John Green esteve recentemente no Brasil para divulgar, ao lado do ator Nat Wolff, o lançamento cinematográfico de Cidades de Papel, quinto romance do autor publicado no país somente em 2013 pela Editora Intrínseca. Mais do que apresentar a produção, que estreia nesta quinta-feira em circuito nacional, o autor contempla, mesmo que tardiamente, o sucesso de uma de suas obras anteriores à época em que era um dos grandes representantes do young adult.
Movimento comum no mercado editorial, nosso país recebeu primeiro sua obra de maior sucesso, A Culpa é Das Estrelas e em seguida sua bibliografia, cujo marco inicial é Quem é Você, Alasca?, seguido de O Teorema Katerine e o romance escrito a seis mãos Deixe a Neve Cair. O público brasileiro conheceu, portanto, a obra de maneira retroativa. Acompanhando sua trajetória por estas narrativas, impressiona que A Culpa é das Estrelas tenha alcançado um sucesso tão estrondoso com uma trama simples ao extremo. Considerando o público-alvo de suas narrativas, Cidades de Papel é um excelente romance de formação para jovens adultos e leitores.
Há uma fórmula pela qual Green desenvolve seus personagens além da estrutura do young adult com personagens adolescentes narrando seus feitos: o estilo e sua linguagem favorecem a credibilidade destes papeis na época da vida em que diversas crenças são destruídas e os alicerces do mundo adulto começam a se construir: a transição da convivência escolar para a graduação, a um trabalho e, consequentemente, a ampliação do universo que o cerca.
Não existe sutileza em sua obra: as personagens são simples ao extremo, e cativantes por serem normais. A normalidade, inclusive, torna-se objeto de identificação do público, que projeta seus anseios e inseguranças em cada personalidade. Mesmo a leitura feita por um adulto o levará a um momento nostálgico de sua própria história e, assim, o momento de transição se transforma em universal.
O autor apresenta um romance de tese ao público juvenil, desenvolvendo entre a trama superficial uma teoria subterrânea que dialoga sobre a maturidade da vida e as mudanças que surgem naturalmente. A história é narrada por Quentin Jacobsen, adolescente que nutre pela vizinha, Margo Roth Spielman, uma paixão platônica. Certa noite, a garota invade o quarto do rapaz convocando-a para um urgente e um engenhoso plano de vingança. Após esta noite de aventura, a garota desaparece.
O primeiro capítulo da narrativa é situado no passado destas personagens quando, ainda infantes, presenciaram um acontecimento trágico que marcou a amizade, o primeiro contato com a efemeridade da vida: um homem morto em um parque. É esta lembrança a única memória que une Quentin e Margo até o início da ação e da noite de vingança. Com o desaparecimento da personagem, o leitor conhece sua figura pelas palavras de Quentin e as demais opiniões de seus amigos. Inconformado com o desaparecimento proposital de sua amada, o garoto procura maiores informações sobre Margo e descobre que ela lhe deixou pistas de seu futuros passos. Em companhia de amigos, segue rumo à caça de seu paradeiro.
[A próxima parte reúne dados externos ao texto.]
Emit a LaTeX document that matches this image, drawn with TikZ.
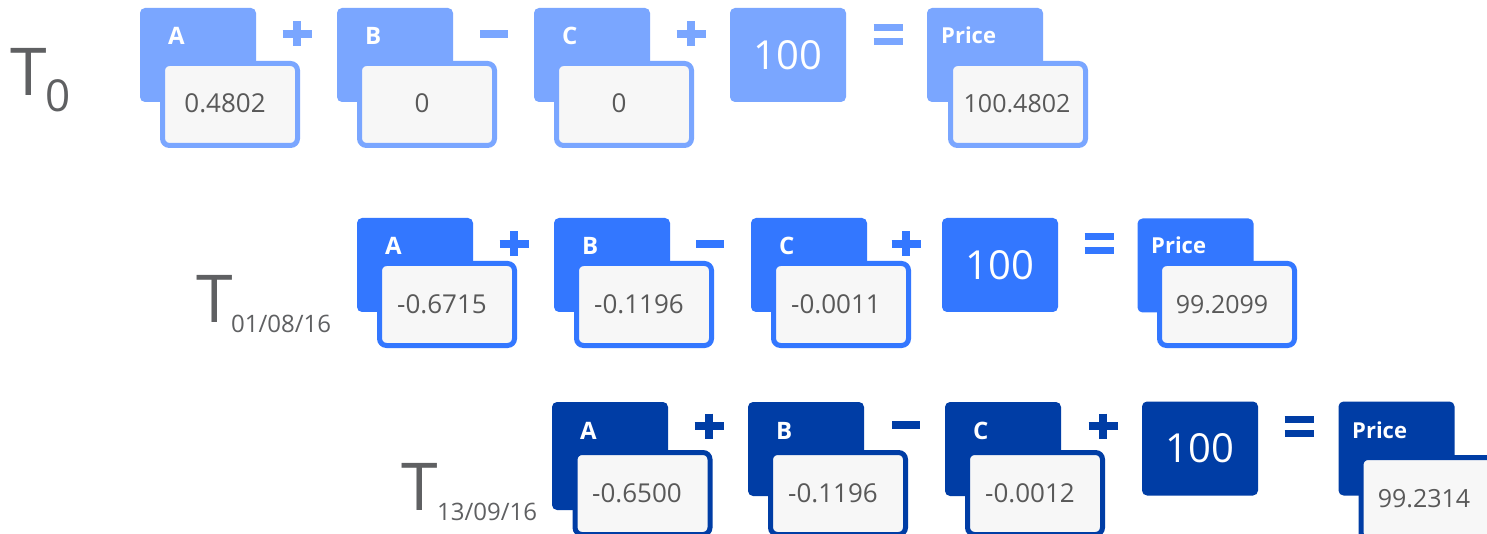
\documentclass[tikz,border=0pt]{standalone}
\usepackage{fontspec}
\setmainfont{Open Sans}
\definecolor{rowone}{HTML}{7AA6FF}
\definecolor{rowtwo}{HTML}{3377FF}
\definecolor{rowthree}{HTML}{003DA5}
\definecolor{valgray}{HTML}{595959}
\definecolor{frontfill}{HTML}{F7F7F7}
\definecolor{tgray}{HTML}{5F6062}
\tikzset{
 backbox/.style={rectangle, rounded corners=5pt, minimum width=116pt, minimum height=94pt, inner sep=0pt, draw=none},
 frontbox/.style={rectangle, rounded corners=7pt, minimum width=135pt, minimum height=82pt, inner sep=0pt, line width=5pt, fill=frontfill},
 lbl/.style={text=white, font=\fontsize{24}{28}\selectfont\bfseries, inner sep=0pt, anchor=base west},
 plbl/.style={text=white, font=\fontsize{22}{26}\selectfont\bfseries, inner sep=0pt, anchor=base west},
 val/.style={text=valgray, font=\fontsize{26}{30}\selectfont, inner sep=0pt, anchor=base},
 pval/.style={text=valgray, font=\fontsize{25}{30}\selectfont, inner sep=0pt, anchor=base},
 hundred/.style={rectangle, rounded corners=5pt, minimum width=116pt, minimum height=94pt, inner sep=0pt, text=white, font=\fontsize{40}{46}\selectfont},
 opline/.style={line width=8pt},
 eqline/.style={line width=7pt},
 tlbl/.style={text=tgray, font=\fontsize{66}{70}\selectfont, inner sep=0pt, anchor=base west},
 tsub/.style={text=tgray, inner sep=0pt, anchor=base west},
}
% #1 name, #2 left, #3 top, #4 front top, #5 colour, #6 label, #7 value
\newcommand\cardpair[7]{%
  \node[backbox, fill=#5] (#1back) at (#2+58, #3+47) {};
  \node[lbl] (#1lab) at (#2+28, #3+37) {#6};
  \node[frontbox, draw=#5] (#1front) at (#2+90, #4+43.5) {};
  \node[val] (#1val) at (#2+85, #4+52) {#7};
}
\newcommand\pricepair[5]{%
  \node[backbox, fill=#5] (#1back) at (#2+58, #3+47) {};
  \node[plbl] (#1lab) at (#2+14, #3+36) {Price};
  \node[frontbox, draw=#5] (#1front) at (#2+90, #4+43.5) {};
  \node[pval] (#1val) at (#2+86, #4+52) {#1v};
}
\newcommand\plusop[3]{\draw[opline, draw=#3] (#1-14.5,#2) -- (#1+14.5,#2) (#1,#2-12.5) -- (#1,#2+12.5);}
\newcommand\minusop[3]{\draw[opline, draw=#3] (#1-14,#2) -- (#1+14,#2);}
\newcommand\equalop[3]{\draw[eqline, draw=#3] (#1-14.5,#2-7) -- (#1+14.5,#2-7) (#1-14.5,#2+7) -- (#1+14.5,#2+7);}
\begin{document}
\begin{tikzpicture}[x=1pt,y=-1pt]
\clip (0,0) rectangle (1487,534);
\fill[white] (0,0) rectangle (1487,534);
% T labels
\node[tlbl] (tzero) at (10,96) {T};
\node[tsub, font=\fontsize{44}{48}\selectfont] (tzerosub) at (45,112) {0};
\node[tlbl] (tone) at (196,323) {T};
\node[tsub, font=\fontsize{24}{28}\selectfont] (tonesub) at (231,332) {01/08/16};
\node[tlbl] (ttwo) at (401,510) {T};
\node[tsub, font=\fontsize{24}{28}\selectfont] (ttwosub) at (437,520) {13/09/16};
% Row 1
\cardpair{ra}{140}{8}{61}{rowone}{A}{0.4802}
\cardpair{rb}{337}{8}{61}{rowone}{B}{0}
\cardpair{rc}{534}{8}{61}{rowone}{C}{0}
\node[hundred, fill=rowone] (rh) at (788,55) {100};
\node[backbox, fill=rowone] (rpback) at (985,55) {};
\node[plbl] (rplab) at (941,44) {Price};
\node[frontbox, draw=rowone] (rpfront) at (1018,104.5) {};
\node[pval] (rpval) at (1017,113) {100.4802};
\plusop{297}{34}{rowone}
\minusop{494}{34}{rowone}
\plusop{691}{34}{rowone}
\equalop{888}{34.5}{rowone}
% Row 2
\cardpair{sa}{357}{218}{261}{rowtwo}{A}{-0.6715}
\cardpair{sb}{554}{218}{261}{rowtwo}{B}{-0.1196}
\cardpair{sc}{751}{218}{261}{rowtwo}{C}{-0.0011}
\node[hundred, fill=rowtwo] (sh) at (1000,265) {100};
\node[backbox, fill=rowtwo] (spback) at (1195.5,265.5) {};
\node[plbl] (splab) at (1151,254) {Price};
\node[frontbox, draw=rowtwo] (spfront) at (1227,304.5) {};
\node[pval] (spval) at (1222,313) {99.2099};
\plusop{514}{244}{rowtwo}
\minusop{710}{244}{rowtwo}
\plusop{906}{244}{rowtwo}
\equalop{1099}{244}{rowtwo}
% Row 3
\node[backbox, fill=rowthree, minimum height=108pt] (taback) at (610,456) {};
\node[lbl] (talab) at (580,439) {A};
\node[frontbox, draw=rowthree] (tafront) at (642.5,493.5) {};
\node[val] (taval) at (637,502) {-0.6500};
\cardpair{tb}{748}{402}{450}{rowthree}{B}{-0.1196}
\cardpair{tc}{945}{402}{450}{rowthree}{C}{-0.0012}
\node[hundred, fill=rowthree] (th) at (1200,448.5) {100};
\node[backbox, fill=rowthree] (tpback) at (1396.5,448.5) {};
\node[plbl] (tplab) at (1352,438) {Price};
\node[frontbox, draw=rowthree] (tpfront) at (1428.5,498.5) {};
\node[pval] (tpval) at (1424,507) {99.2314};
\plusop{709}{426}{rowthree}
\minusop{906}{425}{rowthree}
\plusop{1103}{426}{rowthree}
\equalop{1299}{426}{rowthree}
\end{tikzpicture}
\end{document}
A amizade surge como um dos primeiros argumentos defendidos pelo autor. Mesmo deslocados da popularidade escolar, Quentin e os amigos Radar e Ben formam um trio, diferentes entre si mas unidos pela fraternidade. São eles que ouvem a obsessão do garoto em encontrar Margo e também apoiam-no com teorias a respeito. Enquanto, ao mesmo tempo, a mística da garota perfeita e do amor platônico perde camadas aos poucos, revelando fragilidade.
Como em outras obras, Green se apoia em grandes escritores para desenvolver com maior autoridade suas teses, dando vazão à ciranda narrativa que fará leitores procurarem novos autores. Dessa vez, é Walt Whitman e seu Folhas de Relva a inspiração narrativa e espelho para as personagens. Com seus poemas profundos sobre a interconectividade dos seres humanos, a sabedoria em observar outros e se reconhecer em estranhos, Whitman se transforma no símbolo de reflexão para este grupo que, aos poucos, tem consciência de que está diante de um novo momento vazio após o término do colegial.
A jornada estabelecida à procura de Margo é um símbolo da própria transição da maturidade, de uma última aventura em conjunto. A composição não é fatalista, mas deixa nas entrelinhas a importância de se compreender cada momento de transição, respeitando os caminhos divergentes sem perder a ligação entre cada um, os fios que ligam um ao outro como citado na história.
Sem ceder a um final feliz que seria favorável à felicidade do público mas não à própria história, Green faz um interessante romance de formação carregado de reflexões pontuais sobre a vida, principalmente no momento primordial em que boa parte de seus leitores estão situados, e encerra a narrativa sendo fiel aos princípios de seus personagens ficcionais.